Zzyzx wrote: Could it be that Jesus said no such things and that the words are those of people writing about him long after he was dead?

Passage of decades or generations allows folklore to add, subtract, and change words attributed to one of the characters in a story. Even after being written the words can be distorted by through copies of copies of copies by hand -- with the earliest available version a couple centuries after the supposed conversations.
If 3rd-5th century manuscripts from Egypt, Syria, Turkey, Greece etc. all agree on the text it's highly probable that they're accurately reflecting the 1st century contents; or looked at from the other angle, once there's a couple of copies of a text, and more copies being made of them over time, changes in any one copy (and its descendents) should be relatively easy to detect and it's highly improbable that a variant reading will make its way into all copies. Which is why quite a few (mostly fairly minor) variations are known to scholars, with some level of confidence in which ones are more likely to be original.

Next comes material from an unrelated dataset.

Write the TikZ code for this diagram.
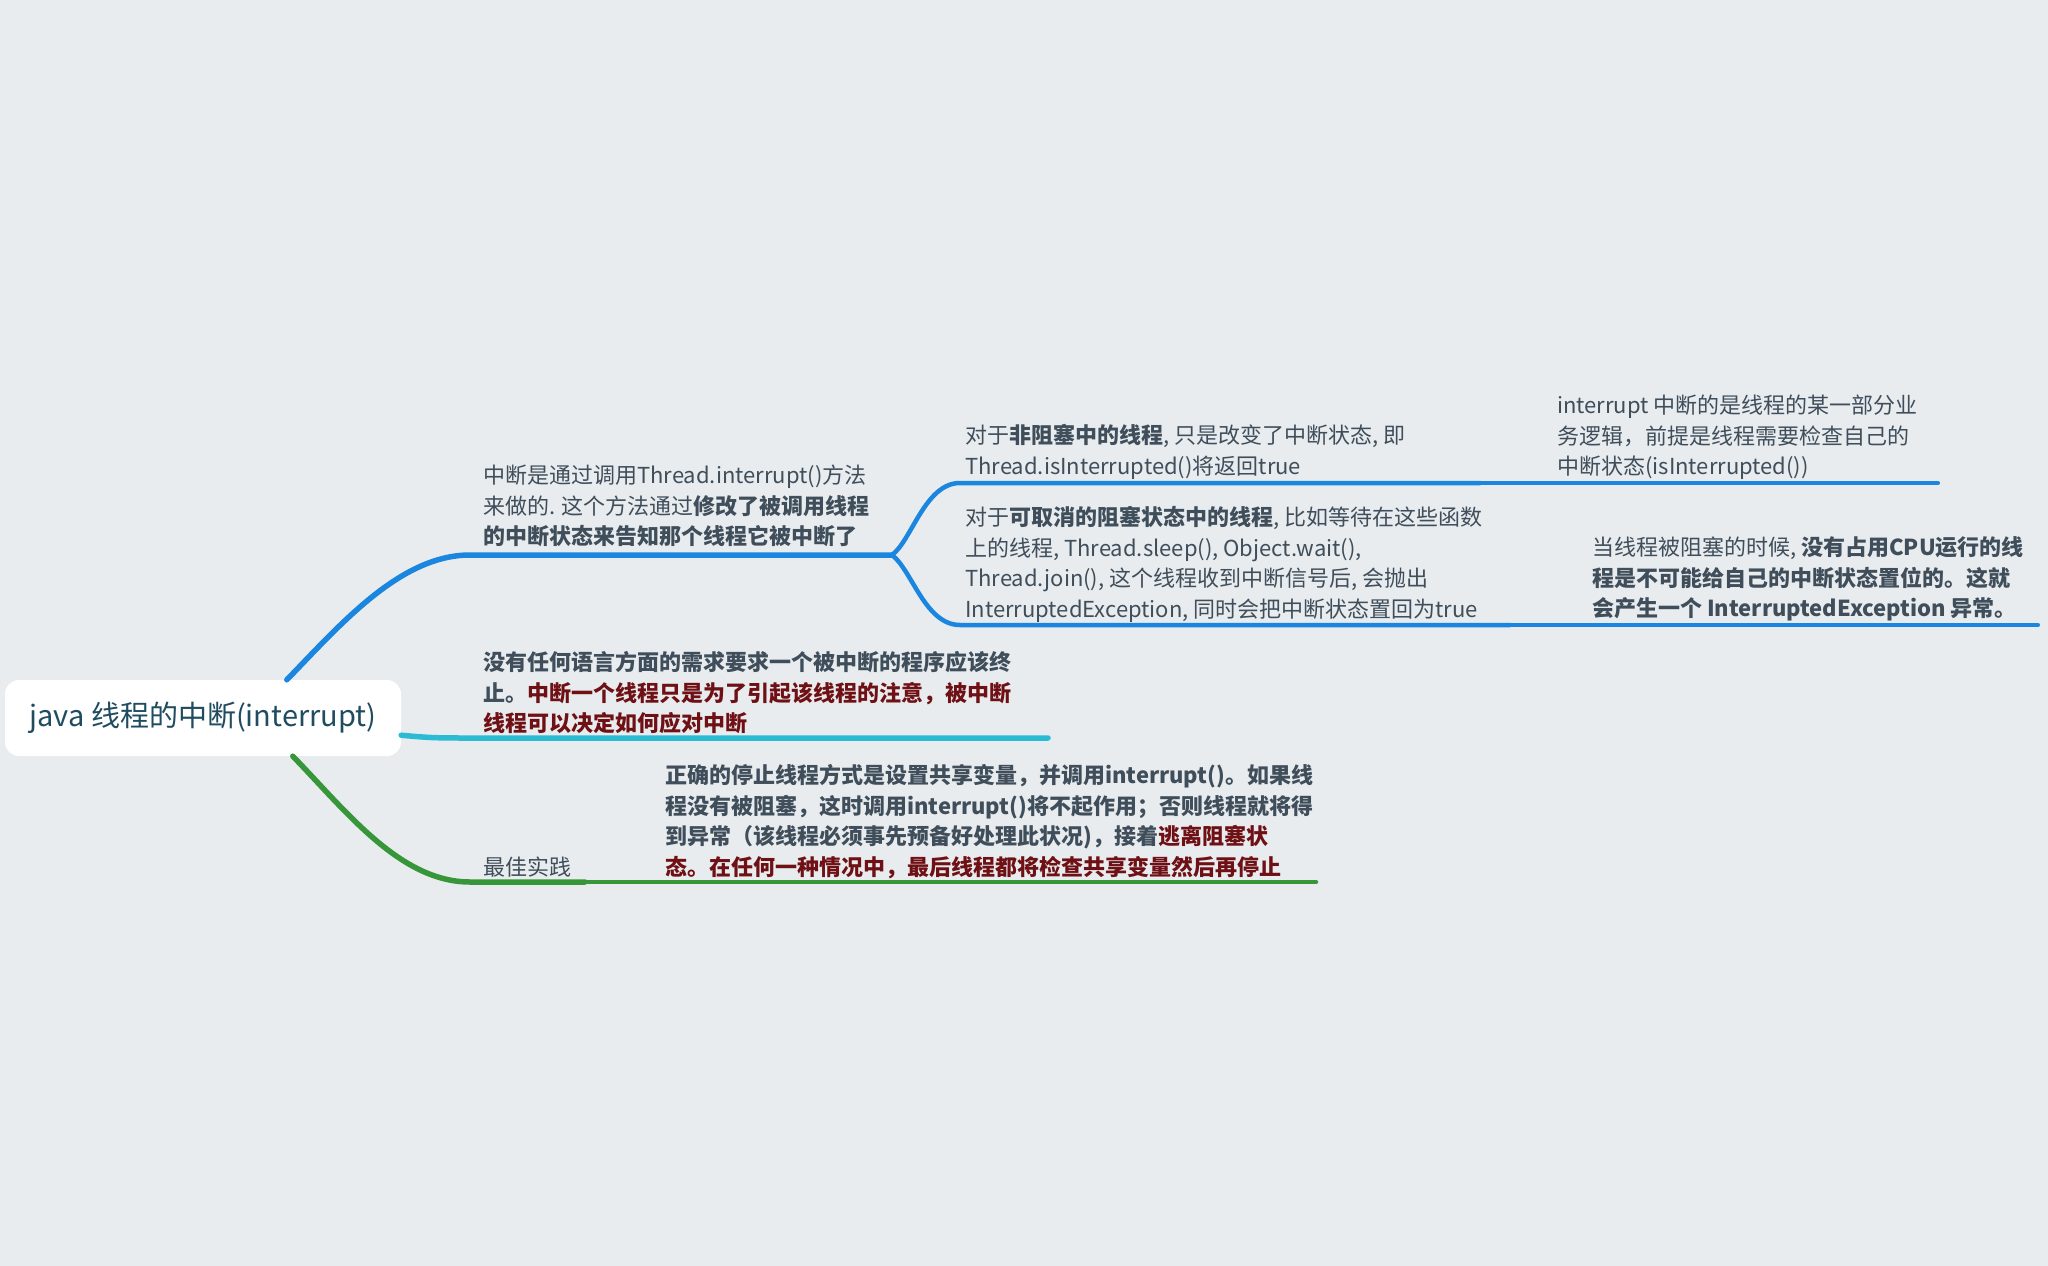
\documentclass[tikz,border=0pt]{standalone}
\usepackage{fontspec}
\setmainfont{Noto Sans CJK SC}
\usetikzlibrary{calc}
\definecolor{bgc}{HTML}{E8ECEF}
\definecolor{bluec}{HTML}{1A86DF}
\definecolor{cyanc}{HTML}{2BBCD4}
\definecolor{greenc}{HTML}{38963A}
\definecolor{tgray}{HTML}{3F4E5A}
\definecolor{dred}{HTML}{6E1014}
\definecolor{roottxt}{HTML}{1F4C60}
\begin{document}
\begin{tikzpicture}[x=1pt,y=-1pt,
  txt/.style={anchor=north west,inner sep=0pt,align=left,text=tgray,font=\fontsize{22}{30.5}\selectfont},
  rootbox/.style={fill=white,rounded corners=14pt,minimum width=396pt,minimum height=76pt,inner sep=0pt,text=roottxt,font=\fontsize{29}{34}\selectfont},
  branch/.style={line width=5.5pt,line cap=round},
  sub/.style={line width=4.5pt,line cap=round},
  subsub/.style={line width=4pt,line cap=round}]
\fill[bgc] (0,0) rectangle (2048,1266);
\useasboundingbox (0,0) rectangle (2048,1266);

% root
\node[rootbox] (root) at (203,718) {java 线程的中断(interrupt)};

% text nodes
\node[txt] (A) at (483,462) {中断是通过调用Thread.interrupt()方法\strut\\来做的. 这个方法通过\textbf{修改了被调用线程}\strut\\\textbf{的中断状态来告知那个线程它被中断了}\strut};
\node[txt] (A1) at (965,422) {对于\textbf{非阻塞中的线程}, 只是改变了中断状态, 即\strut\\Thread.isInterrupted()将返回true\strut};
\node[txt] (A2) at (965,504) {对于\textbf{可取消的阻塞状态中的线程}, 比如等待在这些函数\strut\\上的线程, Thread.sleep(), Object.wait(),\strut\\Thread.join(), 这个线程收到中断信号后, 会抛出\strut\\InterruptedException, 同时会把中断状态置回为true\strut};
\node[txt] (A1a) at (1557,392) {interrupt 中断的是线程的某一部分业\strut\\务逻辑，前提是线程需要检查自己的\strut\\中断状态(isInterrupted())\strut};
\node[txt] (A2a) at (1592,534) {当线程被阻塞的时候, \textbf{没有占用CPU运行的线}\strut\\\textbf{程是不可能给自己的中断状态置位的。这就}\strut\\\textbf{会产生一个 InterruptedException 异常。}\strut};
\node[txt] (B) at (483,649) {\textbf{没有任何语言方面的需求要求一个被中断的程序应该终}\strut\\\textbf{止。\textcolor{dred}{中断一个线程只是为了引起该线程的注意，被中断}}\strut\\\textbf{\textcolor{dred}{线程可以决定如何应对中断}}\strut};
\node[txt] (C) at (483,854) {最佳实践\strut};
\node[txt] (C1) at (665,762) {\textbf{正确的停止线程方式是设置共享变量，并调用interrupt()。如果线}\strut\\\textbf{程没有被阻塞，这时调用interrupt()将不起作用；否则线程就将得}\strut\\\textbf{到异常（该线程必须事先预备好处理此状况)，接着\textcolor{dred}{逃离阻塞状}}\strut\\\textbf{\textcolor{dred}{态。在任何一种情况中，最后线程都将检查共享变量然后再停止}}\strut};

% coordinates of underlines
\coordinate (Ab) at (470,555);
\coordinate (Ae) at (892,555);
\coordinate (A1b) at (960,483);
\coordinate (A1e) at (1480,483);
\coordinate (A1ae) at (1938,483);
\coordinate (A2b) at (960,625);
\coordinate (A2e) at (1510,625);
\coordinate (A2ae) at (2038,625);
\coordinate (Bb) at (470,738);
\coordinate (Be) at (1048,738);
\coordinate (Cb) at (470,882);
\coordinate (Ce) at (585,882);
\coordinate (C1e) at (1316,882);

% blue branch
\draw[branch,bluec] ($(root.north west)+(282,0)$) .. controls (340,625) and (400,555) .. (Ab) -- (Ae);
\draw[sub,bluec] (Ae) .. controls (912,540) and (925,483) .. (A1b) -- (A1e);
\draw[sub,bluec] (Ae) .. controls (912,570) and (925,625) .. (A2b) -- (A2e);
\draw[subsub,bluec] (A1e) -- (A1ae);
\draw[subsub,bluec] (A2e) -- (A2ae);

% cyan branch
\draw[branch,cyanc] ($(root.south east)+(0,-21)$) .. controls (430,738) and (440,738) .. (Bb) -- (Be);

% green branch
\draw[branch,greenc] ($(root.south west)+(288,0)$) .. controls (346,811) and (400,882) .. (Cb) -- (Ce);
\draw[sub,greenc] (Ce) -- (C1e);
\end{tikzpicture}
\end{document}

Along the same lines of reasoning, if a broadly similar attitude towards the Torah is portrayed in Mark's presentation of Jesus, 'Matthew' (or Q)'s presentation of Jesus, Luke's presentation of the apostles/early church, John's presentation of Jesus and Paul's presentation of his gospel of Christ, we can either suppose that they all reached similar conclusions more or less independently or that those views stem from an earlier common source. Of course some folk speculate that Paul himself is as the source, but I think that both credits Paul with more influence than is warranted and lacks the evidentiary value and parsimony that such views originated with the felllow they all say it started with.